The article, “Redefining Success in Ukraine: A New Strategy Must Balance Means and Ends,” continues:

“Such a reassessment reveals an uncomfortable truth: namely, that Ukraine and the West are on an unsustainable trajectory, one characterized by a glaring mismatch between ends and the available means. Kiev’s war aims—the expulsion of Russian forces from Ukrainian land and the full restoration of its territorial integrity, including Crimea—remain legally and politically unassailable. But strategically they are out of reach, certainly for the near future and quite possibly beyond.”

These brainiacs—Haass is the President Emeritus of the Council of Foreign Relations, where Kupchan is a Senior Fellow in addition to being a professor at Georgetown University—have finally realized that “The time has come for Washington to lead efforts to forge a new policy that sets attainable goals and brings means and ends into alignment.”

They point out that if the West continues its present policy, “Ukraine’s military shows no signs of being able to break through Russia’s formidable defenses.” If the war drags on, “Time will not be on Ukraine’s side,” they acknowledge, even admitting that “Russia has actually gained more territory in 2023 than Ukraine has.”

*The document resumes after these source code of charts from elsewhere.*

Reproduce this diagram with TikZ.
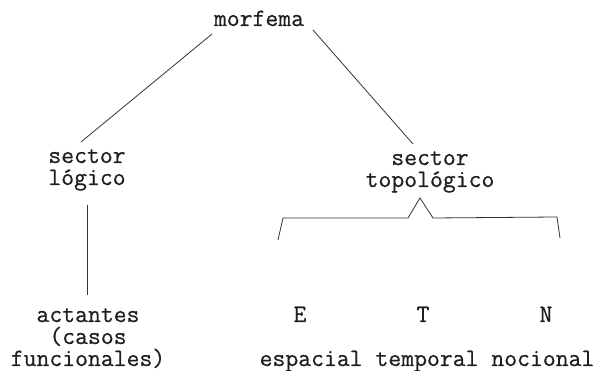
\documentclass[tikz,border=0pt]{standalone}
\usepackage{fontspec}
\setmonofont[FakeBold=0.6]{Latin Modern Mono}
\usetikzlibrary{calc}
\begin{document}
\begin{tikzpicture}[x=1pt,y=-1pt,
  lbl/.style={inner sep=0pt,anchor=base,align=center,
    font=\ttfamily\fontsize{25}{22}\selectfont,text=black!88},
  ln/.style={draw=black!80,line width=0.8pt}]
\useasboundingbox (0,0) rectangle (611,371);
\node[lbl] (morf) at (259,26) {morfema};
\node[lbl] (seclog) at (87,185) {sector\\lógico};
\node[lbl] (sectop) at (430,187) {sector\\topológico};
\node[lbl] (act) at (88,366) {actantes\\(casos\\funcionales)};
\node[lbl] (E) at (300,322) {E};
\node[lbl] (T) at (423,322) {T};
\node[lbl] (N) at (546,322) {N};
\node[lbl] (esp) at (427,366) {espacial temporal nocional};
\coordinate (lA) at (212,34);
\coordinate (lB) at (81,142);
\coordinate (rA) at (313,30);
\coordinate (rB) at (413,144);
\draw[ln] (lA) -- (lB);
\draw[ln] (rA) -- (rB);
\coordinate (vA) at (87,205);
\coordinate (vB) at (87,295);
\draw[ln] (vA) -- (vB);
\draw[ln] (278,240) -- (283,218) -- (408,218) -- (420,198) -- (433,218) -- (557,217) -- (560,238);
\end{tikzpicture}
\end{document}
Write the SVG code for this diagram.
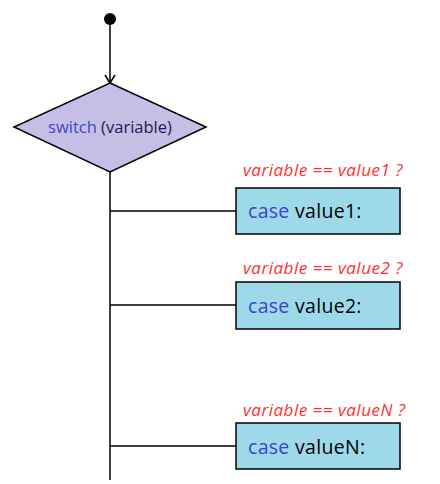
<svg xmlns="http://www.w3.org/2000/svg" width="440" height="484" viewBox="0 0 440 484">
<style>
.ln{stroke:#000;stroke-width:1.5;fill:none}
.box{fill:#9ed9ea;stroke:#000;stroke-width:1.5}
.cond{font-family:"Open Sans",sans-serif;font-style:italic;font-size:17px;letter-spacing:0.5px;fill:#ff3030}
.case{font-family:"Open Sans",sans-serif;font-size:19.5px;letter-spacing:0.3px;fill:#000}
.kw{fill:#4040cc}
</style>
<rect width="440" height="484" fill="#fff"/>
<g id="connectors">
<line class="ln" x1="110" y1="19" x2="110" y2="83"/>
<polyline class="ln" points="105,75 110,83 115,75"/>
<line class="ln" x1="110" y1="172" x2="110" y2="480"/>
<line class="ln" x1="110" y1="211" x2="237" y2="211"/>
<line class="ln" x1="110" y1="305" x2="237" y2="305"/>
<line class="ln" x1="110" y1="446" x2="237" y2="446"/>
</g>
<g id="start"><circle cx="110" cy="19" r="6" fill="#000"/></g>
<g id="switch">
<polygon points="110,83 206,127 110,172 14,127" fill="#c5bfe6" stroke="#000" stroke-width="1.5"/>
<text x="110" y="133" text-anchor="middle" font-family="Open Sans,sans-serif" font-size="16.5" fill="#1a1a5a"><tspan fill="#4444cc">switch</tspan> (variable)</text>
</g>
<g id="case1">
<text class="cond" x="243" y="176">variable == value1 ?</text>
<rect class="box" x="236" y="188" width="164" height="46"/>
<text class="case" x="248" y="218"><tspan class="kw">case</tspan> value1:</text>
</g>
<g id="case2">
<text class="cond" x="243" y="274">variable == value2 ?</text>
<rect class="box" x="236" y="282" width="164" height="47"/>
<text class="case" x="248" y="313"><tspan class="kw">case</tspan> value2:</text>
</g>
<g id="caseN">
<text class="cond" x="243" y="416">variable == valueN ?</text>
<rect class="box" x="236" y="423" width="164" height="46"/>
<text class="case" x="248" y="454"><tspan class="kw">case</tspan> valueN:</text>
</g>
</svg>
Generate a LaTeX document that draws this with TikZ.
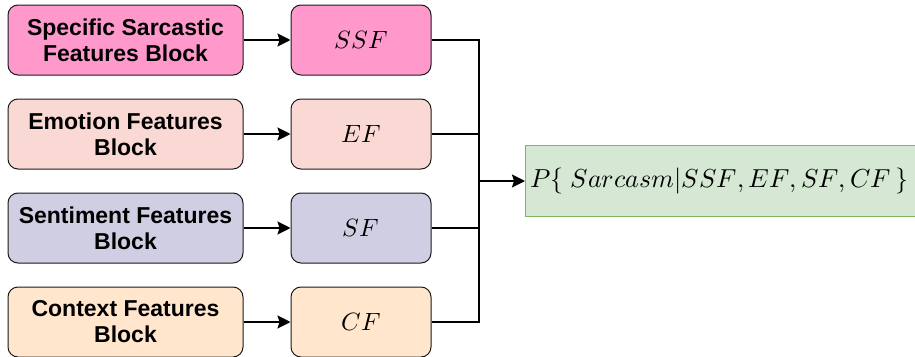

Given that Ukraine’s stated goals of reconquering the Donbass and even Crimea are “unwinnable,” the authors propose instead that a ceasefire should be proposed.

The best opportunity for such a ceasefire, indeed, a peace, came in the spring of 2022, before pressure from the “West,” in such forms as Boris Johnson’s visit to Kiev, ended such discussions.

Haass and Kupchan are correct that Ukraine cannot win the war, and a path toward peace must be sought. Did it really take these supposed experts this long to realize that?